Having blogged samples of my books on English place names and also examined the etymologies of the nations of the world and their respective capitals I thought it time I cast my net a little wider. As English place names share some links to other tongues it would be interesting to see if any of the elements contributing to our place names could be found elsewhere. Continuing an alphabetical tour of the world and a look at the largest Macedonian places.
Skopje is not only the largest city but also the nation's capital. Its name comes from the Paeonian language (here around 2,400 years ago) and probably refers to these people as 'watchers, observers', a reference to this being at a high place and thus not saying they were observant but that they could be.
Bitola is from the Old Church Slavonic word meaning 'monastery, cloister', this city long associated with its monastery.
Kumanovo is from the Cumans, a branch of the Kipchaks, who invaded this region in the early 12th century. While the name of the Cumans is difficult to define, it may be a Turkic word describing these people as 'sallow, pale' as they had a lighter skin colour than most in this region.
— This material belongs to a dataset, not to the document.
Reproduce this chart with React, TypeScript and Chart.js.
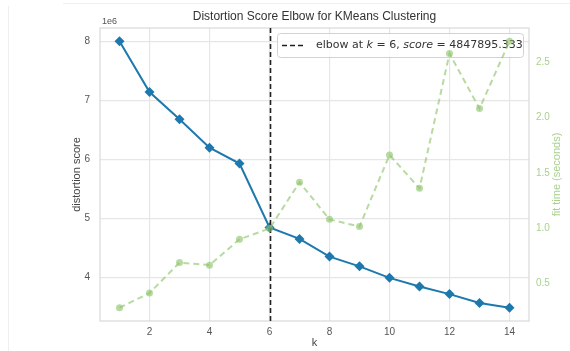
import React, { useEffect, useRef } from 'react';
import { Chart, registerables } from 'chart.js';

Chart.register(...registerables);

// ---- data ----
const kValues = [1, 2, 3, 4, 5, 6, 7, 8, 9, 10, 11, 12, 13, 14];
const distortionScores = [
  8000000, 7140000, 6680000, 6200000, 5930000, 4847895.333, 4655000,
  4355000, 4190000, 3995000, 3850000, 3720000, 3570000, 3490000,
];
const fitTimes = [
  0.283, 0.415, 0.69, 0.667, 0.9, 0.997, 1.415, 1.08, 1.015, 1.662, 1.36,
  2.576, 2.08, 2.687,
];
const xTicks = [2, 4, 6, 8, 10, 12, 14];
const yTicks = [4000000, 5000000, 6000000, 7000000, 8000000];
const y2Ticks = [0.5, 1.0, 1.5, 2.0, 2.5];
const elbowK = 6;
const elbowScore = '4847895.333';

const titleText = 'Distortion Score Elbow for KMeans Clustering';
const yLabel = 'distortion score';
const y2Label = 'fit time (seconds)';
const xLabel = 'k';
const offsetText = '1e6';

const BLUE = '#1d78ad';
const GREEN = 'rgba(140, 196, 105, 0.62)';
const GREEN_TEXT = '#a9d18e';
const SANS = '"Liberation Sans", Arial, sans-serif';

function range(vals: number[]) {
  const lo = Math.min(...vals);
  const hi = Math.max(...vals);
  const m = (hi - lo) * 0.05;
  return [lo - m, hi + m];
}

const decor = {
  id: 'decor',
  beforeDraw(chart: any) {
    const ctx = chart.ctx;
    ctx.save();
    ctx.fillStyle = '#ffffff';
    ctx.fillRect(0, 0, chart.width, chart.height);
    ctx.strokeStyle = '#efefef';
    ctx.lineWidth = 1;
    ctx.beginPath();
    ctx.moveTo(63, 3.5);
    ctx.lineTo(chart.width, 3.5);
    ctx.moveTo(8.5, 6);
    ctx.lineTo(8.5, chart.height);
    ctx.stroke();
    ctx.restore();
  },
  beforeDatasetsDraw(chart: any) {
    const { ctx, chartArea: a } = chart;
    ctx.save();
    ctx.strokeStyle = '#d9d9d9';
    ctx.lineWidth = 1.2;
    ctx.strokeRect(a.left, a.top, a.right - a.left, a.bottom - a.top);
    ctx.restore();
  },
  beforeDatasetDraw(chart: any, args: any) {
    if (args.index !== 1) return;
    const { ctx, chartArea: a } = chart;
    const xs = chart.scales.x;
    const px = Math.round(xs.getPixelForValue(elbowK)) + 0.5;
    ctx.save();
    // elbow line
    ctx.strokeStyle = '#222';
    ctx.lineWidth = 1.6;
    ctx.setLineDash([5, 3]);
    ctx.beginPath();
    ctx.moveTo(px, a.top);
    ctx.lineTo(px, a.bottom);
    ctx.stroke();
    // legend
    ctx.setLineDash([]);
    const bx = 277, by = 33, bw = 246, bh = 24;
    ctx.fillStyle = 'rgba(255,255,255,0.8)';
    ctx.strokeStyle = 'rgba(200,200,200,0.8)';
    ctx.lineWidth = 1;
    ctx.beginPath();
    ctx.roundRect(bx + 0.5, by + 0.5, bw, bh, 3);
    ctx.fill();
    ctx.stroke();
    const ly = by + bh / 2 + 0.5;
    ctx.strokeStyle = '#222';
    ctx.lineWidth = 1.6;
    ctx.setLineDash([5, 3]);
    ctx.beginPath();
    ctx.moveTo(282, ly);
    ctx.lineTo(306, ly);
    ctx.stroke();
    ctx.setLineDash([]);
    const parts: [string, boolean][] = [
      ['elbow at ', false],
      ['k', true],
      [' = 6, ', false],
      ['score', true],
      [' = ' + elbowScore, false],
    ];
    let tx = 316;
    ctx.fillStyle = '#333';
    ctx.textBaseline = 'middle';
    ctx.textAlign = 'left';
    for (const [t, it] of parts) {
      ctx.font = (it ? 'italic ' : '') + '11px "DejaVu Sans", sans-serif';
      ctx.fillText(t, tx, ly);
      tx += ctx.measureText(t).width;
    }
    ctx.restore();
  },
  afterDraw(chart: any) {
    const { ctx, chartArea: a } = chart;
    ctx.save();
    ctx.textAlign = 'center';
    ctx.textBaseline = 'middle';
    ctx.fillStyle = '#333';
    ctx.font = '12px ' + SANS;
    ctx.fillText(titleText, (a.left + a.right) / 2, 17);
    ctx.fillStyle = '#555';
    ctx.font = '9px ' + SANS;
    ctx.textAlign = 'left';
    ctx.fillText(offsetText, a.left + 2, 22);
    ctx.textAlign = 'center';
    ctx.fillStyle = '#444';
    ctx.font = '11px ' + SANS;
    ctx.fillText(xLabel, (a.left + a.right) / 2, 343);
    const cy = (a.top + a.bottom) / 2;
    ctx.save();
    ctx.translate(77, cy);
    ctx.rotate(-Math.PI / 2);
    ctx.fillText(yLabel, 0, 0);
    ctx.restore();
    ctx.save();
    ctx.fillStyle = GREEN_TEXT;
    ctx.translate(557, cy);
    ctx.rotate(-Math.PI / 2);
    ctx.fillText(y2Label, 0, 0);
    ctx.restore();
    ctx.restore();
  },
};

export default function App() {
  const ref = useRef<HTMLCanvasElement | null>(null);
  useEffect(() => {
    if (!ref.current) return;
    const [xMin, xMax] = range(kValues);
    const [yMin, yMax] = range(distortionScores);
    const [y2Min, y2Max] = range(fitTimes);
    const chart = new Chart(ref.current, {
      type: 'line',
      data: {
        datasets: [
          {
            label: 'distortion score',
            data: kValues.map((k, i) => ({ x: k, y: distortionScores[i] })),
            yAxisID: 'y',
            borderColor: BLUE,
            backgroundColor: BLUE,
            borderWidth: 2,
            pointStyle: 'rectRot',
            pointRadius: 5,
            pointBorderWidth: 0,
            order: 1,
          },
          {
            label: 'fit time',
            data: kValues.map((k, i) => ({ x: k, y: fitTimes[i] })),
            yAxisID: 'y2',
            borderColor: GREEN,
            backgroundColor: GREEN,
            borderWidth: 2,
            borderDash: [6, 4],
            pointStyle: 'circle',
            pointRadius: 3.5,
            pointBorderWidth: 0,
            order: 0,
          },
        ],
      },
      options: {
        responsive: false,
        animation: false,
        layout: { padding: { top: 28, left: 0, right: 0, bottom: 0 } },
        plugins: {
          legend: { display: false },
          title: { display: false },
          tooltip: { enabled: false },
        },
        scales: {
          x: {
            type: 'linear',
            min: xMin,
            max: xMax,
            afterBuildTicks: (s: any) => {
              s.ticks = xTicks.map((v) => ({ value: v }));
            },
            afterFit: (s: any) => {
              s.height = 30;
            },
            grid: { color: '#e6e6e6', lineWidth: 1.2, drawTicks: false },
            border: { display: false },
            ticks: {
              padding: 5,
              color: '#555',
              font: { family: SANS, size: 10 },
              maxRotation: 0,
              callback: (v: any) => String(v),
            },
          },
          y: {
            type: 'linear',
            position: 'left',
            min: yMin,
            max: yMax,
            afterBuildTicks: (s: any) => {
              s.ticks = yTicks.map((v) => ({ value: v }));
            },
            afterFit: (s: any) => {
              s.width = 100;
            },
            grid: { color: '#e6e6e6', lineWidth: 1.2, drawTicks: false },
            border: { display: false },
            ticks: {
              padding: 10,
              color: '#555',
              font: { family: SANS, size: 10 },
              callback: (v: any) => String(Number(v) / 1e6),
            },
          },
          y2: {
            type: 'linear',
            position: 'right',
            min: y2Min,
            max: y2Max,
            afterBuildTicks: (s: any) => {
              s.ticks = y2Ticks.map((v) => ({ value: v }));
            },
            afterFit: (s: any) => {
              s.width = 41;
            },
            grid: { display: false, drawTicks: false },
            border: { display: false },
            ticks: {
              padding: 7,
              color: GREEN_TEXT,
              font: { family: SANS, size: 10 },
              callback: (v: any) => Number(v).toFixed(1),
            },
          },
        },
      },
      plugins: [decor],
    } as any);
    return () => chart.destroy();
  }, []);
  return (
    <div style={{ position: 'fixed', left: 0, top: 0, width: 570, height: 351 }}>
      <canvas ref={ref} width={570} height={351} style={{ width: 570, height: 351, display: 'block' }} />
    </div>
  );
}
The Kipchaks report their name comes from 'hollow tree', for their original ancestor gave birth to her son inside a hollow tree. Other suggestions include origins such as 'angry, unfortunate, good fortune, and unlucky'.
Prilep is from a Macedonian word meaning 'sticky', said to be a reference to the method used to construct the first homes here - presumably something akin to wattle and daub.
Ohrid is thought to originate from the ancient Greek Lychnis or 'city of light'. Later Latin and Byzantine writers and Macedonian speakers changed this through Lychnidos, Lychnos, Lichnidion and eventually the modern form.
Strumica was originally known as Astraion or 'starry' by the Greeks, later as Tiberiopolis by the Romans, with its present name developing through Slavic settlers during the Middle Ages.
Kicevo is first recorded as Uskana, the name used by the Illyrian inhabitants, used until the Slavs arrived in the 7th century when the modern name appears. This Brsjaci tribe clearly named it but just what they were referring to is unknown.
Struga certainly originates from the Old Church Slavoinic tongue, but what it means is disputed. Three theories have thrown up such explanations as its location in the valley means it tends to be quite windy and thus the Macedonian meaning 'it blows wind'; or perhaps it from a word meaning 'cross'; or even something describing the area as 'water branch'.
Radovis is known, but again there are two quite different explanations. Traditionally it comes from a princess here around a millennium ago who was looking over the wall of the fortress when her fiancee cried out Rado vish 'Rada look', for the enemy were approaching from a different direction. Others point to a personal name Radu, a pet form of several names and therefore impossible to say who it may have been named after.
Kriva Palanka takes its name from the River Kriva, this referred to as 'the curved river'.
Sveti Nikole is the Macedonian term for Saint Nicholas.
Delcevo takes its name from more recent times. In 1950 the town was renamed after revolutionary hero Gotse Delchev.
Vinica is named for its vineyards.
Demir Kapija is from the Turkish Demir Kapi or 'iron gate'.
Demir Hisar is also Turkish and means 'iron town'.
Note the spellings of the places are English as the piece is written in English.